Uno è lo stracampione, l’altro è lo straerede. Anche gli ultimi testardi che s’aggirano per le vie del motomondiale dovrebbero, a questo punto, averlo compreso. Valentino Rossi ha vinto di tutto e di più, da quindici anni trionfa, domina e alza l’asticella del salto sempre più in alto come se solo questo potesse regalargli l’adrenalina necessaria per ritardare in lui il momento della ferale decisione: l’addio alla MotoGp.
È una vita che alza asticelle, il Vale, dalla 125 alla 250 alla 500 alle quattro tempi zeppe di elettronica, a queste moto sempre meno bestie da domare e sempre più computer da accarezzare a trecento all’ora che hanno portato in dote giovani rivali esaltati dalle moto computer e forse - togliamo il forse - meno talentuosi dei duri e puri di un tempo di cui Vale è l’ultimo esemplare. Valentino avrebbe potuto salutare la compagnia un anno fa, dopo l’ennesima dimostrazione di forza, dopo aver mandato in depressione Stoner e sistemato un Lorenzo comunque ormai maturo. Invece no. Asticella ancora più vicina al cielo, nonostante quell’anno in più sulla schiena, e via a sfidare di nuovo se stesso nel modo più difficile possibile: concedendo all’affamatissimo Lorenzo un’altra stagione per crescere ancora.
E Lorenzo è cresciuto. Da ieri, a Le Mans, catino di Francia insolitamente caraibico, lo stracampione potrà dirsi contento quanto ad adrenalina: l’asticella è alta alta e lo straerede è pronto pronto. Jorge ha vinto di velocità e coraggio, di attenzione e strategia, alla Valentino insomma. E per farlo capire una volta di più ha regalato ai suoi tifosi un’altra gag a fine gara, stavolta sedia, centro pista e sacchetto di pop corn. Jorge si è seduto a sgranocchiare avversari, due settimane fa si era tuffato in un laghetto. «Bella gag» ammetterà Valentino «io le facevo dieci anni fa...».
Vero, verissimo e più che farle, Valentino le aveva inventate di sana pianta, le aveva introdotte rivoluzionando il cerimoniale del dopo Gp. E i dieci anni sono tutti lì a dimostrare una volta di più che l’erede ha imparato proprio tutto, anche i piccoli show. Jorge ha oggi 23 anni e una decade fa Vale ne aveva 21. Stessa pasta, insomma, anche se Rossi non aveva nessuno da imitare e seguire, Rossi era nato così.
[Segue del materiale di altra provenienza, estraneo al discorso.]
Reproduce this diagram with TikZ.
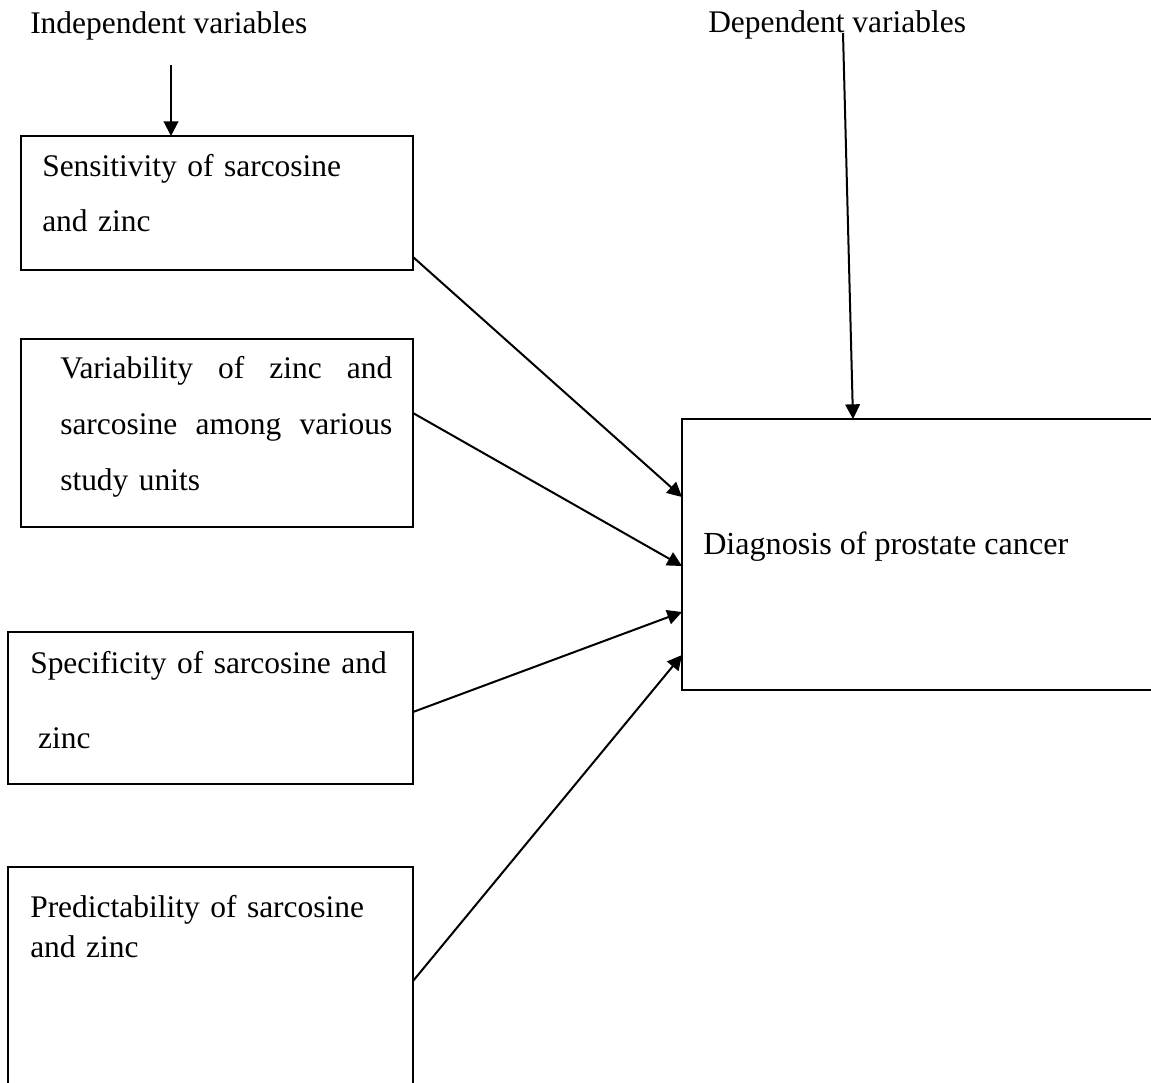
\documentclass[tikz,border=0pt]{standalone}
\usepackage{fontspec}
\setmainfont{Liberation Serif}
\usepackage{tikz}
\usetikzlibrary{arrows.meta}

\tikzset{
  varbox/.style={draw, line width=1.5pt, outer sep=0pt, inner sep=0pt, anchor=north west},
  vartext/.style={anchor=base west, inner sep=0pt, align=left},
  arr/.style={line width=1.5pt, -{Triangle[length=11pt,width=11pt]}}
}

\begin{document}
\begin{tikzpicture}[x=0.75pt,y=0.75pt,yscale=-1,xscale=1]
            \tikzstyle{every node}=[font=\fontsize{23.6}{28}\selectfont]
            \useasboundingbox (0,0) rectangle (1151,1082);

            % headings
            \node [vartext] (indtxt) at (30,33) {Independent variables};
            \node [vartext] (deptxt) at (708,32) {Dependent variables};

            % independent variable boxes
            \node [varbox, minimum width=294pt, minimum height=100.5pt] (sens) at (21,136) {};
            \node [varbox, minimum width=294pt, minimum height=141pt] (vari) at (21,339) {};
            \node [varbox, minimum width=303.75pt, minimum height=114pt] (spec) at (8,632) {};
            \node [varbox, minimum width=303.75pt, minimum height=167.25pt] (pred) at (8,867) {};

            % dependent variable box
            \node [varbox, minimum width=354pt, minimum height=203.25pt] (diag) at (682,419) {};

            % box texts
            \node [vartext, text width=260pt, font=\fontsize{23.6}{41.25}\selectfont] (senstxt) at (42,176)
              {Sensitivity of sarcosine\\and zinc};
            \node [vartext, text width=249pt, font=\fontsize{23.6}{42}\selectfont] (varitxt) at (60,378)
              {\makebox[249pt]{Variability\hfill of\hfill zinc\hfill and}\\\makebox[249pt]{sarcosine\hfill among\hfill various}\\study units};
            \node [vartext, text width=270pt, font=\fontsize{23.6}{56.25}\selectfont] (spectxt) at (30,673)
              {Specificity of sarcosine and\\\hspace*{0.25em}zinc};
            \node [vartext, text width=270pt, font=\fontsize{23.6}{30}\selectfont] (predtxt) at (30,917)
              {Predictability of sarcosine\\and zinc};
            \node [vartext, font=\fontsize{24.1}{28}\selectfont] (diagtxt) at (703,554) {Diagnosis of prostate cancer};

            % arrows
            \coordinate (indarr) at (171,65);
            \coordinate (deparr) at (843,33);
            \draw [arr] (indarr) -- (sens.north -| indarr);
            \draw [arr] (deparr) -- (diag.north -| 853,0);
            \draw [arr] (sens.east |- 0,257) -- (diag.west |- 0,497);
            \draw [arr] (vari.east |- 0,413) -- (diag.west |- 0,566);
            \draw [arr] (spec.east |- 0,712) -- (diag.west |- 0,612);
            \draw [arr] (pred.east |- 0,981) -- (diag.west |- 0,655);
\end{tikzpicture}
\end{document}
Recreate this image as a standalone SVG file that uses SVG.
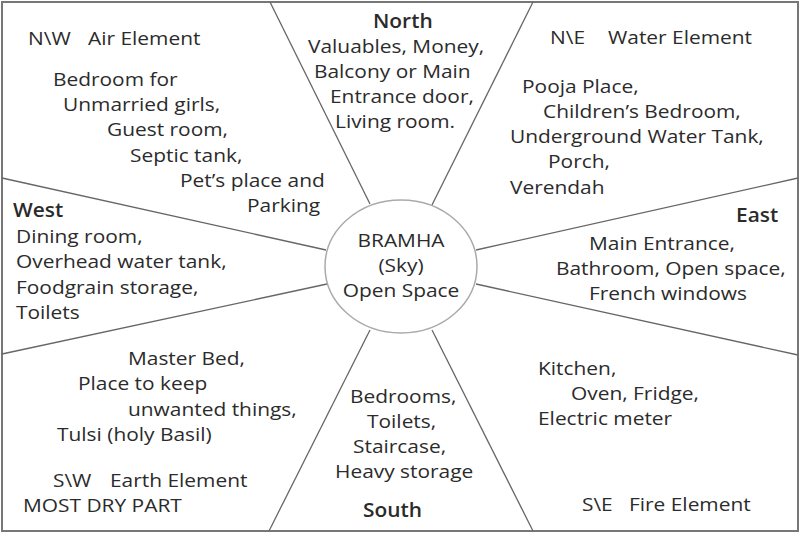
<svg xmlns="http://www.w3.org/2000/svg" width="800" height="533" viewBox="0 0 800 533">
<style>
text{font-family:"Open Sans","Liberation Sans",sans-serif;font-size:19px;fill:#2b2b2b}
.h{font-weight:600}
.ln{stroke:#666;stroke-width:1.3;fill:none}
</style>
<rect x="0" y="0" width="800" height="533" fill="#fff"/>
<rect x="2" y="2" width="796" height="529" fill="none" stroke="#777" stroke-width="2"/>
<g id="connectors">
<line class="ln" x1="270" y1="2" x2="370" y2="204"/>
<line class="ln" x1="533" y1="2" x2="432" y2="205"/>
<line class="ln" x1="798" y1="178" x2="476" y2="250"/>
<line class="ln" x1="476" y1="284" x2="798" y2="355"/>
<line class="ln" x1="432" y1="330" x2="533" y2="531"/>
<line class="ln" x1="370" y1="330" x2="269" y2="531"/>
<line class="ln" x1="327" y1="284" x2="2" y2="354"/>
<line class="ln" x1="2" y1="178" x2="326" y2="250"/>
</g>
<g id="center">
<ellipse cx="401" cy="266.5" rx="76" ry="66.5" fill="#fff" stroke="#aaa" stroke-width="1.5"/>
<g transform="scale(1.1 1)">
<text x="364.55" y="247" text-anchor="middle">BRAMHA</text>
<text x="364.55" y="272" text-anchor="middle">(Sky)</text>
<text x="364.55" y="297" text-anchor="middle">Open Space</text>
</g>
</g>
<g id="north" transform="scale(1.1 1)">
<text class="h" x="339.09" y="28">North</text>
<text x="280" y="53">Valuables, Money,</text>
<text x="285.45" y="78">Balcony or Main</text>
<text x="300" y="103">Entrance door,</text>
<text x="304.55" y="128">Living room.</text>
</g>
<g id="northwest" transform="scale(1.1 1)">
<text x="25.45" y="45">N\W<tspan x="80">Air Element</tspan></text>
<text x="48.18" y="86">Bedroom for</text>
<text x="57.27" y="111">Unmarried girls,</text>
<text x="97.27" y="136">Guest room,</text>
<text x="118.18" y="162">Septic tank,</text>
<text x="163.64" y="187">Pet’s place and</text>
<text x="224.55" y="212">Parking</text>
</g>
<g id="northeast" transform="scale(1.1 1)">
<text x="500" y="44">N\E<tspan x="552.73">Water Element</tspan></text>
<text x="474.55" y="93">Pooja Place,</text>
<text x="493.64" y="118">Children’s Bedroom,</text>
<text x="463.64" y="143">Underground Water Tank,</text>
<text x="498.18" y="168">Porch,</text>
<text x="463.64" y="194">Verendah</text>
</g>
<g id="west" transform="scale(1.1 1)">
<text class="h" x="11.82" y="217">West</text>
<text x="14.55" y="243">Dining room,</text>
<text x="14.55" y="268">Overhead water tank,</text>
<text x="14.55" y="294">Foodgrain storage,</text>
<text x="14.55" y="319">Toilets</text>
</g>
<g id="east" transform="scale(1.1 1)">
<text class="h" x="669.09" y="222">East</text>
<text x="535.45" y="250">Main Entrance,</text>
<text x="505.45" y="275">Bathroom, Open space,</text>
<text x="535.45" y="300">French windows</text>
</g>
<g id="southwest" transform="scale(1.1 1)">
<text x="116.36" y="365">Master Bed,</text>
<text x="70.91" y="390">Place to keep</text>
<text x="116.36" y="416">unwanted things,</text>
<text x="51.82" y="441">Tulsi (holy Basil)</text>
<text x="48.18" y="487">S\W<tspan x="100">Earth Element</tspan></text>
<text x="20.91" y="512">MOST DRY PART</text>
</g>
<g id="south" transform="scale(1.1 1)">
<text x="318.18" y="403">Bedrooms,</text>
<text x="333.64" y="428">Toilets,</text>
<text x="320.91" y="453">Staircase,</text>
<text x="304.55" y="478">Heavy storage</text>
<text class="h" x="330" y="517">South</text>
</g>
<g id="southeast" transform="scale(1.1 1)">
<text x="489.09" y="375">Kitchen,</text>
<text x="519.09" y="400">Oven, Fridge,</text>
<text x="489.09" y="425">Electric meter</text>
<text x="529.09" y="511">S\E<tspan x="571.82">Fire Element</tspan></text>
</g>
</svg>
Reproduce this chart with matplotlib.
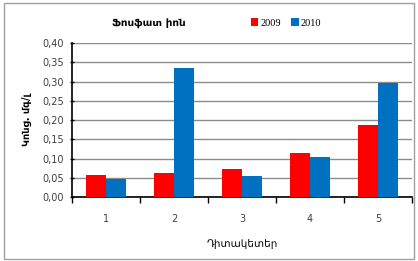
import numpy as np
import matplotlib.pyplot as plt
from matplotlib.patches import Rectangle

stations = ['1', '2', '3', '4', '5']
vals_2009 = [0.056, 0.062, 0.072, 0.115, 0.187]
vals_2010 = [0.046, 0.336, 0.055, 0.103, 0.295]
yticks = [0.0, 0.05, 0.10, 0.15, 0.20, 0.25, 0.30, 0.35, 0.40]

plt.rcParams['font.family'] = ['DejaVu Sans']

fig = plt.figure(figsize=(4.18, 2.61), dpi=100)
ax = fig.add_axes([72 / 418, 1 - 197 / 261, 340 / 418, 154 / 261])

x = np.arange(len(stations))
w = 0.29
ax.bar(x - w / 2, vals_2009, w, color='#ff0000', label='2009', zorder=3)
ax.bar(x + w / 2, vals_2010, w, color='#0070c0', label='2010', zorder=3)

ax.set_xlim(-0.5, len(stations) - 0.5)
ax.set_ylim(0, 0.40)
ax.set_yticks(yticks)
ax.set_yticklabels([f'{v:.2f}'.replace('.', ',') for v in yticks],
                   fontsize=7, color='#404040')
ax.set_xticks(x)
ax.set_xticklabels(stations, fontsize=7, color='#404040')
ax.set_xticks(np.arange(-0.5, len(stations)), minor=True)
ax.tick_params(axis='x', which='major', length=0, pad=12)
ax.tick_params(axis='x', which='minor', length=4, width=1, direction='out')
ax.tick_params(axis='y', length=3, width=1, direction='inout', pad=4)
ax.grid(axis='y', color='#8c8c8c', linewidth=1, zorder=0)
for side in ['top', 'right']:
    ax.spines[side].set_visible(False)
ax.spines['left'].set_linewidth(1.2)
ax.spines['bottom'].set_linewidth(1.2)

ax.set_ylabel('Կոնց. մգ/լ', fontsize=7, fontweight='bold', labelpad=8)
ax.set_xlabel('Դիտակետեր', fontsize=7.5, labelpad=11)

fig.text(149 / 418, 1 - 23 / 261, 'Ֆոսֆատ իոն', fontsize=7.5, fontweight='bold',
         ha='center', va='center')
fig.legend(loc='center', bbox_to_anchor=(286 / 418, 1 - 23 / 261), ncol=2,
           frameon=False, handlelength=0.7, handleheight=0.7,
           handletextpad=0.2, columnspacing=1.0,
           prop={'family': 'Liberation Serif', 'size': 7.5})

fig.patches.append(Rectangle((4 / 418, 2 / 261), 410 / 418, 256 / 261,
                             transform=fig.transFigure, fill=False,
                             edgecolor='#a0a0a0', linewidth=1))

fig.savefig('out.png', dpi=100)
Servono altre prove? Tutto torna. Per cui seconda vittoria di fila per lo spagnolo che ora ha 9 punti su Valentino, secondo con spalla acciaccata, unica attenuante a cui aggrapparsi per giustificare il modo sbrigativo in cui Jorge, quando ha deciso di passare il nostro, l’ha passato. «Per la verità - spiegherà con la consueta franchezza Rossi - la spalla mi ha dato fastidio ma solo nella parte finale della corsa, a cose ormai fatte... Avevo invece problemi di assetto, per questo non c’è stato un corpo a corpo fra noi e non è stato un duello. Ma lo è ormai in campionato: ora in corsa per il titolo ci siamo io e lui».
Lui, Lorenzo, che sereno e schietto - anche in questo è l’erede certificato - dice «per me era importante riuscire a vincere due volte di seguito, non c’ero mai riuscito in Motogp. Dietro Vale ho provato a stare con lui senza commettere follie, non volevo buttare al vento la possibilità di vincere. Passare Pedrosa è stato facile (la riprova con Dovizioso all’ultimo giro che lo befferà per il podio) perché Daniel non frena forte, invece Vale sì... E io pure... E così l’ho sorpassato.
Credevo che mi rimanesse attaccato di più, invece sono riuscito ad andare via... La cosa più difficile è stata mantenere la calma nei primi dieci giri, quando avrei voluto attaccare subito e invece me ne sono stato buono... Valentino staccava davvero troppo forte».
Asticella, dunque, che più alta non si può: lo stracampione e lo straerede a darsele di santa ragione, gli altri praticamente a far da spettatori (di certo Stoner finito di nuovo per margherite) e quelle due Yamaha, una identica all’altra in tutto e per tutto, a far da giudici super partes. Che spettacolo.